John Lennon, ‘Rock ‘n’ Roll’ (1975)

Like so many others whose careers have lost direction, John Lennon has put out an album of fave-rave oldies: Rock ‘n’ Roll, graced with a shot of Lennon, circa 1960, leaning up against a grimy Hamburg wall and looking as if he understands that in a few years he will be the most famous man in the world.

But the record is ordinary. The thirteen tracks fade into one another (one or two are soulful, deeply personal, but you might have to play the record a dozen times before you remember which ones they are); the arrangements feature mechanical renderings of ’50s riffs, with none of the delight and liberation that made the ’50s performance of those riffs so profound. Occasionally, extravagant production is brought in to make up for the lack of raucous energy, but of course it doesn’t.

When I first heard that this LP was in the works, I couldn’t wait to find out what Lennon would pick from the past; this man, after all, knows a lot of rock ‘n’ roll secrets. But Lennon has chosen only the most familiar rock classics, ignoring early Elvis, Huey Smith, or “Give Me Love,” the flip of “Angel Baby,” which John once called “the great strange record of our time”; he runs through the biggest hits of Berry, Richard, Holly, Cooke, and Vincent, not singing the songs so much as noting their existence. These songs were all of them perfect as records; they entered the public mind not merely as music, but as events. As such they’re virtually unapproachable, and Lennon’s versions never put the originals out of one’s head for a second. The songs diminish him, because he brings nothing to them but a formal recognition that, a long time ago, the songs mattered to him more than anything in the world. He sings as a footnote to their history; when he sang such songs in 1964, they seemed like a footnote to his.
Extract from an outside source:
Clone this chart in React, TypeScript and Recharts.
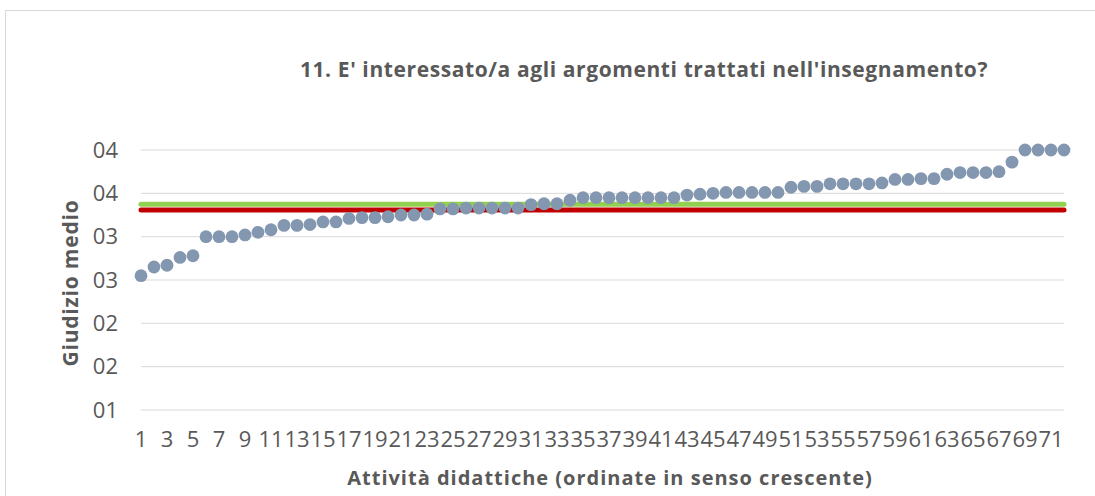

I suppose I bring the same sort of recognition to Lennon’s album. A lot of people, myself included, once idolized John Lennon, and he was a good man to idolize. He didn’t offer answers: he made one realize a good life could be lived without them. What most of us didn’t understand, 10 years ago, was that Lennon too was looking for an idol, even though his talent was for rebellion, not acceptance. Lennon had begun by giving as much of himself to Elvis as many of us gave to the Beatles, but Lennon found it necessary to replace Elvis with himself, just as we found it necessary to replace the Beatles with ourselves. At one time, we—the audience—served as an idol, because Lennon could see himself and more than himself in his audience. Then the audience became indistinct to Lennon, a mass, unreal, and it was no longer satisfying to see himself as part of it, or no longer possible; the more his audience confirmed his existence, the more desperate he became to find out exactly what the nature of his existence was. Lennon went off seeking new idols, seeking to find and lose himself in them, as he had found and lost himself in Elvis and the audience he inherited from Elvis. Lennon failed as an idolizer, no matter who he idolized—the Maharishi, Janov, Yoko—just as we failed in our attempts to idolize him. Lennon lived a great public drama, but, desperate for an ending, for a feeling of completeness, of justification, he looked for someone to offer him a finale. He didn’t get it; he wanted deeply to say Yes, but his instinct to say No always won out. So now, still searching for the finale that will make sense of his twenty years as a performer, he has gone back to his beginnings, to the early rock M’ roll that brought him to life in the first place. and that trip back has produced a failure he should never have had to face—failure not as a seeker, or a saint, or a man, but as a rock ‘n’ roller. And that, for John Lennon, the truest rocker of his time, is the cruelest failure of all.

Only on “Just Because” does Lennon’s desperation redeem itself. It’s no longer solipsistic; it comes directly from his heart to you. “Just because you left and said goodbye,” John sings, so beautifully. “Do you think that I will sit and cry?” It’s hard not to hear that line as aimed straight at the audience that no longer lives through John Lennon, or even with him, and it’s a bitter, saddening moment. But then the song takes a step forward. “Maybe I am asking for too much,” John cries. Of course he is; he always has. That’s what made him great.